I'm in escrow and 2 weeks away from closing on a 3/2 SFR in San Francisco. I'm a first time home buyer, and it's an as-is offer at 4.3% above list price. I like the house very much and it appraised, but just found out that the appraised square footage is 22% (404 ft) less than advertised.
Seller used tax record to advertise the sq ft, and is an investor/flipper, so they likely bought it without an appraisal and can claim they didn’t know. My problem is that 22% seems like a ridiculous amount to overstate, especially if you are in the business of renovating and flipping houses, your job IS to know the opportunity cost. They redid the entire house with laminate, so I feel it’s a fraudulent act to over-advertise despite what the tax record says.
Homeowners who are not investors obviously use price/sq ft as a pricing standard, and I feel that the comps used to justify prices were used against my favor in the negotiation phase. I could understand variance with even +/- 10%, but 22% seems malicious to me.

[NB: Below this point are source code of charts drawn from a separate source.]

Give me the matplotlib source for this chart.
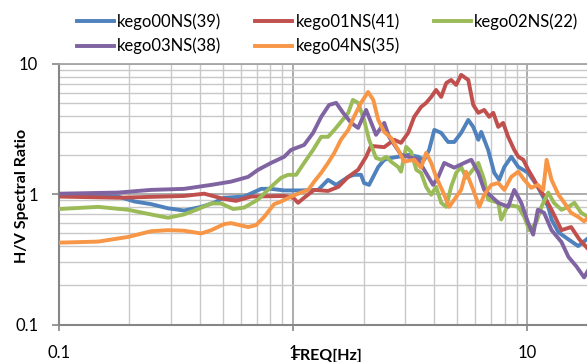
import matplotlib
matplotlib.use("Agg")
import matplotlib.pyplot as plt
from matplotlib.ticker import LogLocator, FixedLocator, FixedFormatter, NullFormatter

plt.rcParams['font.family'] = ['Lato', 'DejaVu Sans']

series_names = ["kego00NS(39)", "kego01NS(41)", "kego02NS(22)", "kego03NS(38)", "kego04NS(35)"]
series_colors = ["#4F81BD", "#C0504D", "#9BBB59", "#8064A2", "#F79646"]

f_kego00 = [0.1, 0.179, 0.210, 0.247, 0.292, 0.342, 0.405, 0.459, 0.507, 0.618,
            0.730, 0.805, 0.916, 1.08, 1.28, 1.41, 1.527, 1.72, 1.82, 1.95,
            2.01, 2.11, 2.31, 2.45, 2.62, 2.81, 3.10, 3.42, 3.63, 3.81,
            4.01, 4.29, 4.59, 4.88, 5.22, 5.60, 5.88, 6.18, 6.36, 6.81,
            7.23, 7.59, 7.98, 8.55, 9.16, 10.1, 11.1, 12.3, 12.7, 13.6,
            15.0, 16.5, 18.2]
v_kego00 = [0.99, 0.96, 0.88, 0.84, 0.78, 0.75, 0.80, 0.86, 0.94, 0.96,
            1.10, 1.10, 1.07, 1.07, 1.08, 1.29, 1.18, 1.36, 1.41, 1.41,
            1.22, 1.18, 1.62, 1.84, 1.90, 1.94, 2.01, 1.94, 1.84, 2.19,
            3.12, 2.96, 2.52, 2.52, 2.96, 3.72, 3.29, 2.62, 3.01, 2.19,
            1.46, 1.29, 1.62, 1.94, 1.62, 1.46, 1.14, 0.80, 0.64, 0.51,
            0.45, 0.40, 0.46]

f_kego01 = [0.1, 0.179, 0.342, 0.417, 0.507, 0.570, 0.662, 0.916, 1.0, 1.05,
            1.114, 1.23, 1.41, 1.56, 1.72, 1.895, 2.05, 2.15, 2.45, 2.70,
            2.89, 3.10, 3.29, 3.52, 3.70, 3.89, 4.08, 4.29, 4.51, 4.73,
            4.97, 5.22, 5.60, 5.88, 6.18, 6.55, 6.88, 7.16, 7.52, 7.89,
            8.29, 8.80, 9.16, 9.62, 10.1, 10.7, 11.1, 11.8, 12.7, 14.0,
            15.4, 16.7, 18.2]
v_kego01 = [0.96, 0.94, 0.97, 1.01, 0.92, 0.89, 0.96, 0.97, 0.94, 0.86,
            0.94, 1.08, 1.06, 1.14, 1.36, 1.54, 1.94, 2.35, 2.30, 2.62,
            2.48, 2.96, 3.93, 4.68, 5.03, 5.59, 6.32, 5.59, 7.15, 7.54,
            6.91, 8.25, 7.54, 4.85, 4.22, 4.44, 3.93, 4.22, 3.29, 3.53,
            2.76, 2.19, 1.94, 1.84, 1.54, 1.29, 1.14, 0.97, 0.76, 0.53,
            0.56, 0.45, 0.38]

f_kego02 = [0.1, 0.147, 0.197, 0.247, 0.292, 0.342, 0.393, 0.447, 0.492, 0.555,
            0.618, 0.708, 0.805, 0.889, 0.952, 1.03, 1.114, 1.217, 1.318, 1.41,
            1.50, 1.60, 1.72, 1.80, 1.895, 2.01, 2.11, 2.26, 2.38, 2.50,
            2.62, 2.81, 2.89, 3.04, 3.19, 3.36, 3.52, 3.70, 3.89, 4.08,
            4.29, 4.51, 4.73, 4.97, 5.22, 5.48, 5.77, 6.18, 6.55, 6.81,
            7.52, 7.74, 8.29, 9.16, 9.71, 10.2, 10.9, 11.5, 12.3, 13.0,
            14.0, 15.0, 15.9, 17.0, 18.2]
v_kego02 = [0.77, 0.80, 0.76, 0.70, 0.66, 0.70, 0.77, 0.85, 0.85, 0.77,
            0.79, 0.91, 1.14, 1.34, 1.41, 1.41, 1.74, 2.19, 2.76, 2.76,
            3.12, 3.59, 4.22, 5.30, 5.03, 3.72, 2.62, 1.90, 1.84, 1.94,
            1.78, 1.62, 1.49, 2.31, 2.12, 1.54, 1.46, 1.14, 0.99, 1.14,
            0.86, 0.80, 1.14, 1.46, 1.62, 1.34, 1.49, 1.74, 1.29, 0.91,
            0.86, 0.64, 0.83, 0.80, 0.67, 0.53, 0.60, 0.80, 1.03, 0.86,
            0.76, 0.80, 0.86, 0.72, 0.67]

f_kego03 = [0.1, 0.179, 0.247, 0.342, 0.447, 0.543, 0.643, 0.708, 0.805, 0.916,
            0.98, 1.114, 1.217, 1.318, 1.425, 1.527, 1.635, 1.77, 1.895, 2.05,
            2.26, 2.45, 2.57, 2.89, 3.10, 3.42, 3.63, 3.96, 4.17, 4.42,
            4.88, 5.38, 5.77, 6.18, 6.55, 7.52, 8.29, 8.80, 9.43, 10.1,
            10.6, 11.1, 11.8, 12.7, 14.0, 15.0, 16.2, 17.5, 18.2]
v_kego03 = [1.01, 1.03, 1.08, 1.10, 1.18, 1.25, 1.36, 1.54, 1.74, 1.94,
            2.19, 2.39, 2.96, 3.93, 4.85, 5.03, 4.22, 3.53, 3.23, 4.44,
            2.86, 3.53, 2.76, 2.01, 1.94, 1.84, 1.54, 1.18, 1.36, 1.74,
            1.60, 1.74, 1.84, 1.46, 1.08, 0.86, 0.80, 1.08, 0.86, 0.60,
            0.49, 0.76, 0.72, 0.53, 0.43, 0.33, 0.28, 0.23, 0.26]

f_kego04 = [0.1, 0.147, 0.197, 0.247, 0.292, 0.342, 0.405, 0.447, 0.507, 0.543,
            0.643, 0.695, 0.752, 0.830, 0.889, 0.98, 1.08, 1.16, 1.23, 1.318,
            1.41, 1.50, 1.60, 1.72, 1.82, 1.95, 2.09, 2.20, 2.31, 2.45,
            2.62, 2.81, 2.98, 3.29, 3.52, 3.70, 3.89, 4.08, 4.38, 4.64,
            4.88, 5.22, 5.48, 5.88, 6.24, 6.55, 7.02, 7.52, 7.98, 8.55,
            9.16, 9.71, 10.4, 11.1, 11.7, 12.1, 12.7, 13.6, 14.4, 15.4,
            16.5, 17.5, 18.2]
v_kego04 = [0.425, 0.433, 0.47, 0.52, 0.53, 0.525, 0.50, 0.53, 0.59, 0.60,
            0.56, 0.58, 0.67, 0.84, 0.88, 0.96, 1.03, 1.08, 1.25, 1.46,
            1.74, 2.08, 2.62, 3.12, 3.93, 5.03, 6.10, 5.30, 3.72, 3.01,
            2.71, 2.19, 1.78, 1.84, 1.60, 2.08, 1.74, 1.36, 1.03, 0.80,
            0.91, 1.08, 1.49, 1.08, 0.80, 0.99, 1.18, 1.22, 1.08, 1.36,
            1.49, 1.29, 1.12, 1.18, 1.08, 1.84, 1.29, 0.99, 0.86, 0.72,
            0.67, 0.62, 0.66]

freqs = [f_kego00, f_kego01, f_kego02, f_kego03, f_kego04]
vals = [v_kego00, v_kego01, v_kego02, v_kego03, v_kego04]

x_ticks = [0.1, 1, 10]
x_tick_labels = ["0.1", "1", "10"]
y_ticks = [0.1, 1, 10]
y_tick_labels = ["0.1", "1", "10"]

W, H = 587, 362
fig = plt.figure(figsize=(W / 100, H / 100), dpi=100)
ax = fig.add_axes([59 / W, (H - 324.5) / H, (W - 59) / W, (324.5 - 64) / H])

lines = []
for fr, vv, name, col in zip(freqs, vals, series_names, series_colors):
    ln, = ax.plot(fr, vv, color=col, lw=2.8, label=name, solid_joinstyle='round', zorder=3)
    lines.append(ln)

ax.set_xscale('log')
ax.set_yscale('log')
ax.set_xlim(0.1, 18.0)
ax.set_ylim(0.1, 10)

ax.xaxis.set_major_locator(FixedLocator(x_ticks))
ax.xaxis.set_major_formatter(FixedFormatter(x_tick_labels))
ax.yaxis.set_major_locator(FixedLocator(y_ticks))
ax.yaxis.set_major_formatter(FixedFormatter(y_tick_labels))
ax.xaxis.set_minor_locator(LogLocator(base=10, subs=range(2, 10)))
ax.yaxis.set_minor_locator(LogLocator(base=10, subs=range(2, 10)))
ax.xaxis.set_minor_formatter(NullFormatter())
ax.yaxis.set_minor_formatter(NullFormatter())

ax.grid(which='major', color='#A6A6A6', lw=1.3, zorder=1)
ax.grid(which='minor', color='#C8C8C8', lw=1.0, zorder=1)
ax.set_axisbelow(True)

ax.spines['right'].set_visible(False)
ax.spines['top'].set_color('#A6A6A6')
ax.spines['top'].set_linewidth(1.3)
for s in ['left', 'bottom']:
    ax.spines[s].set_color('#868686')
    ax.spines[s].set_linewidth(1.5)

ax.tick_params(axis='both', which='minor', length=0)
ax.tick_params(axis='y', which='major', direction='out', length=5, width=1.2,
               color='#868686', pad=10, labelsize=12)
ax.tick_params(axis='x', which='major', direction='out', length=4.5, width=1.2,
               color='#868686', pad=10, labelsize=12)

fig.text(22 / W, (H - 196) / H, "H/V Spectral Ratio", rotation=90, fontsize=11.5,
         fontweight='bold', ha='center', va='center')
fig.text(327 / W, (H - 349) / H, "FREQ[Hz]", fontsize=11.5, fontweight='bold',
         ha='center', va='top')

# row-wise legend order: matplotlib fills columns first
order = [0, 3, 1, 4, 2]
fig.legend(handles=[lines[i] for i in order], loc='upper left',
           bbox_to_anchor=(77 / W, 1 - 13 / H),
           ncol=3, frameon=False, fontsize=12, handlelength=2.2, handletextpad=0.2,
           columnspacing=2.05, labelspacing=0.5, borderaxespad=0, borderpad=0)

fig.savefig("out.png", dpi=100)
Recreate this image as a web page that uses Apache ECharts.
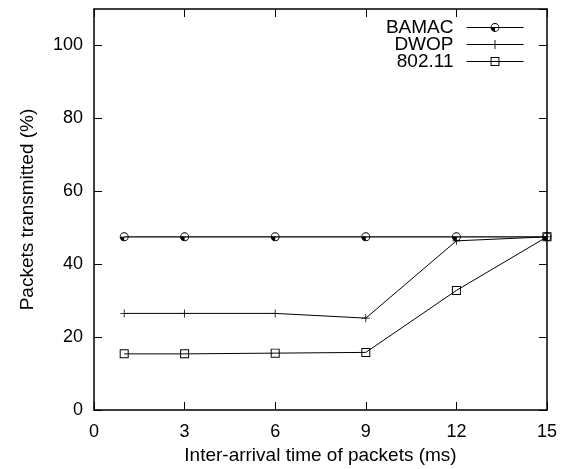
<!DOCTYPE html>
<html>
<head>
<meta charset="utf-8">
<script src="https://cdn.jsdelivr.net/npm/echarts@6/dist/echarts.min.js"></script>
<style>html,body{margin:0;padding:0;background:#fff;}#c{width:575px;height:469px;}</style>
</head>
<body>
<div id="c"></div>
<script>
const xValues = [1, 3, 6, 9, 12, 15];
const bamac = [47.5, 47.5, 47.5, 47.5, 47.5, 47.5];
const dwop = [26.5, 26.5, 26.5, 25.2, 46.4, 47.5];
const ieee80211 = [15.4, 15.4, 15.6, 15.8, 32.8, 47.5];
const seriesNames = ['BAMAC', 'DWOP', '802.11'];
const yTicks = [0, 20, 40, 60, 80, 100];

const FONT = 'Liberation Sans, Arial, sans-serif';
const halfCircle = 'path://M0,10 A10,10 0 1,1 20,10 A10,10 0 1,1 0,10 Z M2,10 A8,8 0 1,0 18,10 A8,8 0 1,0 2,10 Z M10,10 L2,10 A8,8 0 0,0 10,18 Z';
const plus = 'path://M4.5,0 H5.5 V4.5 H10 V5.5 H5.5 V10 H4.5 V5.5 H0 V4.5 H4.5 Z';
const square = 'path://M0,0 H10 V10 H0 Z M1.1,1.1 V8.9 H8.9 V1.1 Z';

function pairs(ys) { return xValues.map((x, i) => [x, ys[i]]); }

const chart = echarts.init(document.getElementById('c'), null, {renderer: 'canvas'});
const axisCommon = {
  axisLine: {show: true, onZero: false, lineStyle: {color: '#000', width: 1.5}},
  axisTick: {show: true, inside: true, length: 8, lineStyle: {color: '#000', width: 1}},
  splitLine: {show: false}
};
const legendBase = (name, top) => ({
  data: [name], right: 51, top: top, padding: 0, align: 'right',
  itemWidth: 57, itemHeight: 11, itemGap: 0, selectedMode: false,
  lineStyle: {width: 1},
  textStyle: {fontFamily: FONT, fontSize: 19, lineHeight: 19, color: '#000', padding: [0, 8, 0, 0]}
});
chart.setOption({
  animation: false,
  backgroundColor: '#fff',
  grid: {left: 94, right: 28, top: 9, bottom: 59, containLabel: false, outerBoundsMode: 'none'},
  legend: [legendBase('BAMAC', 18), legendBase('DWOP', 35), legendBase('802.11', 52)],
  xAxis: [
    Object.assign({}, axisCommon, {
      type: 'value', min: 0, max: 15, interval: 3, position: 'bottom',
      name: 'Inter-arrival time of packets (ms)', nameLocation: 'middle', nameGap: 36,
      nameTextStyle: {fontFamily: FONT, fontSize: 19, color: '#000'},
      axisLabel: {fontFamily: FONT, fontSize: 18, color: '#000', margin: 13}
    }),
    Object.assign({}, axisCommon, {
      type: 'value', min: 0, max: 15, interval: 3, position: 'top',
      axisLabel: {show: false}
    })
  ],
  yAxis: [
    Object.assign({}, axisCommon, {
      type: 'value', min: 0, max: 110, interval: 20, position: 'left',
      name: 'Packets transmitted (%)', nameLocation: 'middle', nameGap: 57,
      nameTextStyle: {fontFamily: FONT, fontSize: 19, color: '#000'},
      axisLabel: {fontFamily: FONT, fontSize: 18, color: '#000', margin: 11, showMaxLabel: false,
        formatter: v => (yTicks.indexOf(v) >= 0 ? String(v) : '')}
    }),
    Object.assign({}, axisCommon, {
      type: 'value', min: 0, max: 110, interval: 20, position: 'right',
      axisLabel: {show: false}
    })
  ],
  series: [
    {name: seriesNames[0], type: 'line', data: pairs(bamac), symbol: halfCircle, symbolSize: 9,
      itemStyle: {color: '#000'}, lineStyle: {color: '#000', width: 1.2}, z: 3},
    {name: seriesNames[1], type: 'line', data: pairs(dwop), symbol: plus, symbolSize: 8,
      itemStyle: {color: '#000'}, lineStyle: {color: '#000', width: 1}, z: 2},
    {name: seriesNames[2], type: 'line', data: pairs(ieee80211), symbol: square, symbolSize: 9,
      itemStyle: {color: '#000'}, lineStyle: {color: '#000', width: 1}, z: 2}
  ]
});
</script>
</body>
</html>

My agent said I can either bow out and try to fight for my earnest deposit or try to lobby for a reassessment but some internet research tells me that sellers usually tell buyers to f-- off. I really hate the argument that “it’s the same house you wanted to buy, nothing changed.” It really ignores the bargaining power that 404 sq ft provides when soliciting offers. That’s the size of someone’s condo in SF, are you kidding... And if I ever sell the house, I’d be stuck between the morality of posting tax record sq ft vs. losing value with appraised (real) sq ft.
Anyone ever been in these shoes and actually negotiated a discount of some sort? Case law seems to be against my favor since the tax record is what the seller used, but wrong is wrong. Ideal outcome for me would be to propose a reassessment of price in the form of a rebate, in any amount, I would feel a lot better about this.